**Aim:** Write out the material exactly, without any of its pictures.
◆ ◆ ◆ ◆
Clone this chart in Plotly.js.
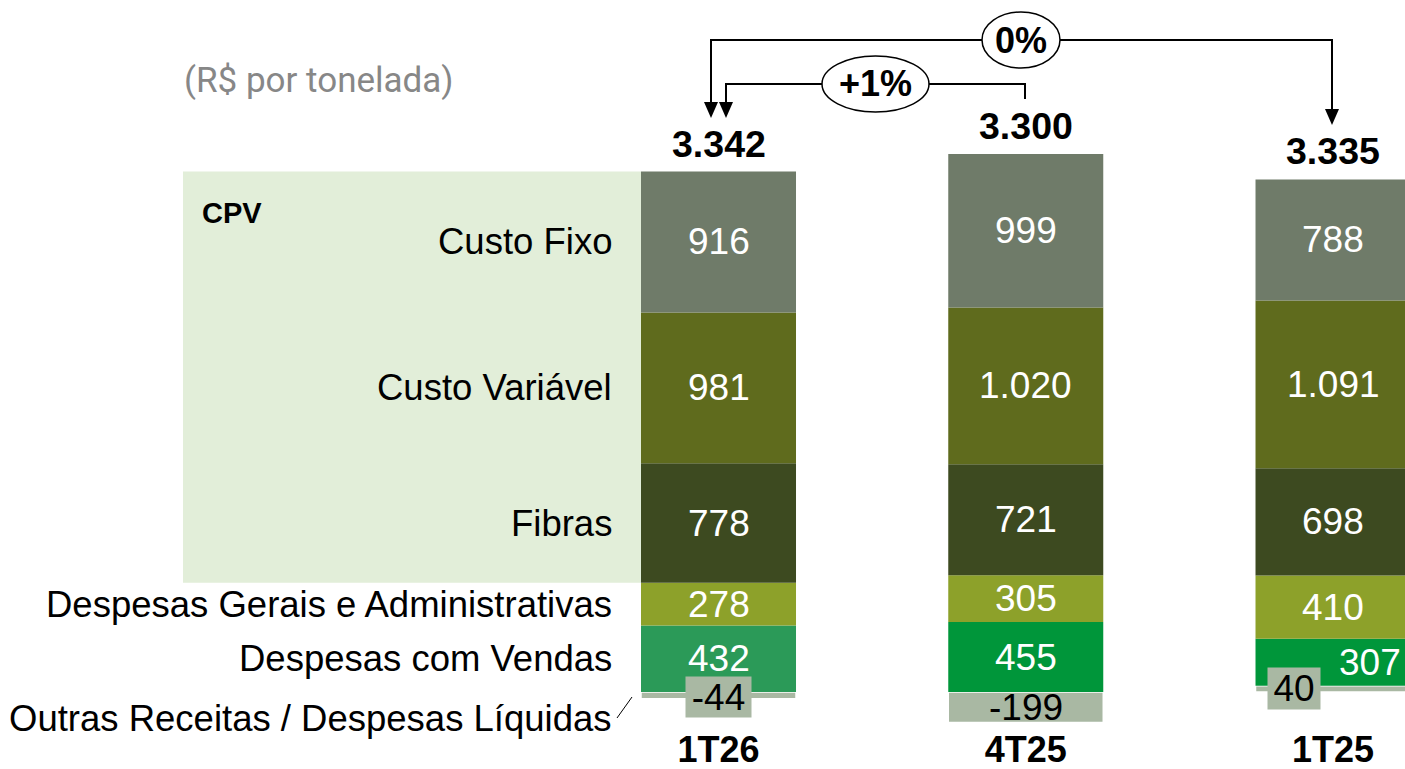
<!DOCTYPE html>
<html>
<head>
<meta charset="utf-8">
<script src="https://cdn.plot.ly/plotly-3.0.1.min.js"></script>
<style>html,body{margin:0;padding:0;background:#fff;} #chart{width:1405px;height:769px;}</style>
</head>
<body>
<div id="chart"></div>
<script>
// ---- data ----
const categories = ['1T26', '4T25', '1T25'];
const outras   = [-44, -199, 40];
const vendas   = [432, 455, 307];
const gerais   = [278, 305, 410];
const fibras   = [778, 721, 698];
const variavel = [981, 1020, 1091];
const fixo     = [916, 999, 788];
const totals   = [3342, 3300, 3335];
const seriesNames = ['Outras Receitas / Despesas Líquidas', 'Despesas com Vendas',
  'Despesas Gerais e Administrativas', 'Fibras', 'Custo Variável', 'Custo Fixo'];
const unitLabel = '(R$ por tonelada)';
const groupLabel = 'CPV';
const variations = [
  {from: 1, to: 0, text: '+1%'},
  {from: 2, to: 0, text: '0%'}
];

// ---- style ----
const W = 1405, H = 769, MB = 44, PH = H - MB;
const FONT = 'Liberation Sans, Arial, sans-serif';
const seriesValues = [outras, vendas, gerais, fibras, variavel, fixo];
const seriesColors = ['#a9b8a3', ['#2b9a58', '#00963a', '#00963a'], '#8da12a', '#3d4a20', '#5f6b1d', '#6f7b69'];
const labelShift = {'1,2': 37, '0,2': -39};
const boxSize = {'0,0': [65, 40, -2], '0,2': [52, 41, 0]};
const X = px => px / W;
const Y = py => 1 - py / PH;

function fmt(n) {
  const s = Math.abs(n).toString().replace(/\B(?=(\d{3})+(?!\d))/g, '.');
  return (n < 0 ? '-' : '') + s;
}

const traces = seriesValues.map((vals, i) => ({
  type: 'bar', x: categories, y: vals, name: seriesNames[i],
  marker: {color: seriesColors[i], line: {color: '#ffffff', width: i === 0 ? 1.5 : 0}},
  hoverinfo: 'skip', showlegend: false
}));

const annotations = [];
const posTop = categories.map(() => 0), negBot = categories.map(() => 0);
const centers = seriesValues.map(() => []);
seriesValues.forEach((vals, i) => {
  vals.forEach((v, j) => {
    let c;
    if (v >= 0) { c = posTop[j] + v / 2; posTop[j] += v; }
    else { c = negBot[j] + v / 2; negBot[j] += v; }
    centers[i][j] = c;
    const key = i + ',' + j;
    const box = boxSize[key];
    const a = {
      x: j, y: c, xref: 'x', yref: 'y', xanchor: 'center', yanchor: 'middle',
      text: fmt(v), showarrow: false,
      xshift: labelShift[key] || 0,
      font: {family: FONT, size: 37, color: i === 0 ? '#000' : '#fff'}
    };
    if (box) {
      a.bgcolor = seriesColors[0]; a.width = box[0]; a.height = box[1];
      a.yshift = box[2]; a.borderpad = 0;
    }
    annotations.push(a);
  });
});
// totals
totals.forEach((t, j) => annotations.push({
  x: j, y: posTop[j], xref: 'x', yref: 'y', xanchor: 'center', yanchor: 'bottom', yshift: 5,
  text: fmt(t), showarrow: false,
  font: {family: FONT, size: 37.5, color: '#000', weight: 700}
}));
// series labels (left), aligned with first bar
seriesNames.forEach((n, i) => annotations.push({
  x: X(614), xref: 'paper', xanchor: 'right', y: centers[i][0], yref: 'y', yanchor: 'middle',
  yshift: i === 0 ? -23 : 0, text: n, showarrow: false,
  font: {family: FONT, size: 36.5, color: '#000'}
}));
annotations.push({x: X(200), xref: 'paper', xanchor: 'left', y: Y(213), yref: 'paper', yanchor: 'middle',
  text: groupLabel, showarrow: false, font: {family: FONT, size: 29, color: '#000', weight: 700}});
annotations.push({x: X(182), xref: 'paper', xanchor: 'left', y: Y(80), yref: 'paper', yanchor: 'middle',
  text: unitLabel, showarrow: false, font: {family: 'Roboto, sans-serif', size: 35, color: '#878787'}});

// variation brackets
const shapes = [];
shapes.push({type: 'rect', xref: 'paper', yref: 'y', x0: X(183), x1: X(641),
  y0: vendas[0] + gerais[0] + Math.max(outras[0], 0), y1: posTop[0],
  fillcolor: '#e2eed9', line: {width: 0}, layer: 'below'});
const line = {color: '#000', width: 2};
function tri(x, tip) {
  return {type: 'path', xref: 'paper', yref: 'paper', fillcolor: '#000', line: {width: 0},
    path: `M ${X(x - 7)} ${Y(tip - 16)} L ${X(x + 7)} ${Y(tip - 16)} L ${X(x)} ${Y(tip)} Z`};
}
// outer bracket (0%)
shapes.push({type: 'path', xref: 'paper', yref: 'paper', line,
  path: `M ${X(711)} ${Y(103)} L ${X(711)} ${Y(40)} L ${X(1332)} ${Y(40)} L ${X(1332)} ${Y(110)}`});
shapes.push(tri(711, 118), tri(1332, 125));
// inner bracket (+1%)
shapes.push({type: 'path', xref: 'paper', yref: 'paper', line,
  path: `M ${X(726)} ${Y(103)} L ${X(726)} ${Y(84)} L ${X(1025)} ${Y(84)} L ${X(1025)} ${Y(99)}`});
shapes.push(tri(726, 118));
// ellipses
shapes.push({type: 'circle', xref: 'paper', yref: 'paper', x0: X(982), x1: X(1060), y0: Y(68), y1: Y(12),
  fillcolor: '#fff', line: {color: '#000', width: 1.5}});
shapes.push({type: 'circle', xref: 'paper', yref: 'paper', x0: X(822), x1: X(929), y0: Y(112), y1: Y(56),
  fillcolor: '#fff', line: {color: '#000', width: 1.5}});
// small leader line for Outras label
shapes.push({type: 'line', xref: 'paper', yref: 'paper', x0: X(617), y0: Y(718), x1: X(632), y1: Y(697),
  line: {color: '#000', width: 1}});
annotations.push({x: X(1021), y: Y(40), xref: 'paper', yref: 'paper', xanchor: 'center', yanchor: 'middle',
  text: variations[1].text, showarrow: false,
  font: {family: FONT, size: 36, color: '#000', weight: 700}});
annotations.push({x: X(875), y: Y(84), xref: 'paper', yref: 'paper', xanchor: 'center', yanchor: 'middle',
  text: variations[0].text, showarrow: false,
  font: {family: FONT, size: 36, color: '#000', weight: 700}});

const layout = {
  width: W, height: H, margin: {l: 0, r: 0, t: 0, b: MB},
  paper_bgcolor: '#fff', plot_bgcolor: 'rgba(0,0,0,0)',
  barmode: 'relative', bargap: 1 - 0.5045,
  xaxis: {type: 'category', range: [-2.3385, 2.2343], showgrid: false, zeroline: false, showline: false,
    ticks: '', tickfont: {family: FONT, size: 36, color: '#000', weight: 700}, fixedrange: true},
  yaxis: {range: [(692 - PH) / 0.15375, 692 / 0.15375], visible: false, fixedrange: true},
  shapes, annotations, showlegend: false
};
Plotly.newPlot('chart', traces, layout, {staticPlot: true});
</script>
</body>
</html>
◆ ◆ ◆ ◆
**Answer to the task:**
Clone this chart in Plotly.js.
<!DOCTYPE html>
<html>
<head>
<meta charset="utf-8">
<script src="https://cdn.plot.ly/plotly-3.0.1.min.js"></script>
<style>html,body{margin:0;padding:0;background:#fff;} #chart{width:1405px;height:769px;}</style>
</head>
<body>
<div id="chart"></div>
<script>
// ---- data ----
const categories = ['1T26', '4T25', '1T25'];
const outras   = [-44, -199, 40];
const vendas   = [432, 455, 307];
const gerais   = [278, 305, 410];
const fibras   = [778, 721, 698];
const variavel = [981, 1020, 1091];
const fixo     = [916, 999, 788];
const totals   = [3342, 3300, 3335];
const seriesNames = ['Outras Receitas / Despesas Líquidas', 'Despesas com Vendas',
  'Despesas Gerais e Administrativas', 'Fibras', 'Custo Variável', 'Custo Fixo'];
const unitLabel = '(R$ por tonelada)';
const groupLabel = 'CPV';
const variations = [
  {from: 1, to: 0, text: '+1%'},
  {from: 2, to: 0, text: '0%'}
];

// ---- style ----
const W = 1405, H = 769, MB = 44, PH = H - MB;
const FONT = 'Liberation Sans, Arial, sans-serif';
const seriesValues = [outras, vendas, gerais, fibras, variavel, fixo];
const seriesColors = ['#a9b8a3', ['#2b9a58', '#00963a', '#00963a'], '#8da12a', '#3d4a20', '#5f6b1d', '#6f7b69'];
const labelShift = {'1,2': 37, '0,2': -39};
const boxSize = {'0,0': [65, 40, -2], '0,2': [52, 41, 0]};
const X = px => px / W;
const Y = py => 1 - py / PH;

function fmt(n) {
  const s = Math.abs(n).toString().replace(/\B(?=(\d{3})+(?!\d))/g, '.');
  return (n < 0 ? '-' : '') + s;
}

const traces = seriesValues.map((vals, i) => ({
  type: 'bar', x: categories, y: vals, name: seriesNames[i],
  marker: {color: seriesColors[i], line: {color: '#ffffff', width: i === 0 ? 1.5 : 0}},
  hoverinfo: 'skip', showlegend: false
}));

const annotations = [];
const posTop = categories.map(() => 0), negBot = categories.map(() => 0);
const centers = seriesValues.map(() => []);
seriesValues.forEach((vals, i) => {
  vals.forEach((v, j) => {
    let c;
    if (v >= 0) { c = posTop[j] + v / 2; posTop[j] += v; }
    else { c = negBot[j] + v / 2; negBot[j] += v; }
    centers[i][j] = c;
    const key = i + ',' + j;
    const box = boxSize[key];
    const a = {
      x: j, y: c, xref: 'x', yref: 'y', xanchor: 'center', yanchor: 'middle',
      text: fmt(v), showarrow: false,
      xshift: labelShift[key] || 0,
      font: {family: FONT, size: 37, color: i === 0 ? '#000' : '#fff'}
    };
    if (box) {
      a.bgcolor = seriesColors[0]; a.width = box[0]; a.height = box[1];
      a.yshift = box[2]; a.borderpad = 0;
    }
    annotations.push(a);
  });
});
// totals
totals.forEach((t, j) => annotations.push({
  x: j, y: posTop[j], xref: 'x', yref: 'y', xanchor: 'center', yanchor: 'bottom', yshift: 5,
  text: fmt(t), showarrow: false,
  font: {family: FONT, size: 37.5, color: '#000', weight: 700}
}));
// series labels (left), aligned with first bar
seriesNames.forEach((n, i) => annotations.push({
  x: X(614), xref: 'paper', xanchor: 'right', y: centers[i][0], yref: 'y', yanchor: 'middle',
  yshift: i === 0 ? -23 : 0, text: n, showarrow: false,
  font: {family: FONT, size: 36.5, color: '#000'}
}));
annotations.push({x: X(200), xref: 'paper', xanchor: 'left', y: Y(213), yref: 'paper', yanchor: 'middle',
  text: groupLabel, showarrow: false, font: {family: FONT, size: 29, color: '#000', weight: 700}});
annotations.push({x: X(182), xref: 'paper', xanchor: 'left', y: Y(80), yref: 'paper', yanchor: 'middle',
  text: unitLabel, showarrow: false, font: {family: 'Roboto, sans-serif', size: 35, color: '#878787'}});

// variation brackets
const shapes = [];
shapes.push({type: 'rect', xref: 'paper', yref: 'y', x0: X(183), x1: X(641),
  y0: vendas[0] + gerais[0] + Math.max(outras[0], 0), y1: posTop[0],
  fillcolor: '#e2eed9', line: {width: 0}, layer: 'below'});
const line = {color: '#000', width: 2};
function tri(x, tip) {
  return {type: 'path', xref: 'paper', yref: 'paper', fillcolor: '#000', line: {width: 0},
    path: `M ${X(x - 7)} ${Y(tip - 16)} L ${X(x + 7)} ${Y(tip - 16)} L ${X(x)} ${Y(tip)} Z`};
}
// outer bracket (0%)
shapes.push({type: 'path', xref: 'paper', yref: 'paper', line,
  path: `M ${X(711)} ${Y(103)} L ${X(711)} ${Y(40)} L ${X(1332)} ${Y(40)} L ${X(1332)} ${Y(110)}`});
shapes.push(tri(711, 118), tri(1332, 125));
// inner bracket (+1%)
shapes.push({type: 'path', xref: 'paper', yref: 'paper', line,
  path: `M ${X(726)} ${Y(103)} L ${X(726)} ${Y(84)} L ${X(1025)} ${Y(84)} L ${X(1025)} ${Y(99)}`});
shapes.push(tri(726, 118));
// ellipses
shapes.push({type: 'circle', xref: 'paper', yref: 'paper', x0: X(982), x1: X(1060), y0: Y(68), y1: Y(12),
  fillcolor: '#fff', line: {color: '#000', width: 1.5}});
shapes.push({type: 'circle', xref: 'paper', yref: 'paper', x0: X(822), x1: X(929), y0: Y(112), y1: Y(56),
  fillcolor: '#fff', line: {color: '#000', width: 1.5}});
// small leader line for Outras label
shapes.push({type: 'line', xref: 'paper', yref: 'paper', x0: X(617), y0: Y(718), x1: X(632), y1: Y(697),
  line: {color: '#000', width: 1}});
annotations.push({x: X(1021), y: Y(40), xref: 'paper', yref: 'paper', xanchor: 'center', yanchor: 'middle',
  text: variations[1].text, showarrow: false,
  font: {family: FONT, size: 36, color: '#000', weight: 700}});
annotations.push({x: X(875), y: Y(84), xref: 'paper', yref: 'paper', xanchor: 'center', yanchor: 'middle',
  text: variations[0].text, showarrow: false,
  font: {family: FONT, size: 36, color: '#000', weight: 700}});

const layout = {
  width: W, height: H, margin: {l: 0, r: 0, t: 0, b: MB},
  paper_bgcolor: '#fff', plot_bgcolor: 'rgba(0,0,0,0)',
  barmode: 'relative', bargap: 1 - 0.5045,
  xaxis: {type: 'category', range: [-2.3385, 2.2343], showgrid: false, zeroline: false, showline: false,
    ticks: '', tickfont: {family: FONT, size: 36, color: '#000', weight: 700}, fixedrange: true},
  yaxis: {range: [(692 - PH) / 0.15375, 692 / 0.15375], visible: false, fixedrange: true},
  shapes, annotations, showlegend: false
};
Plotly.newPlot('chart', traces, layout, {staticPlot: true});
</script>
</body>
</html>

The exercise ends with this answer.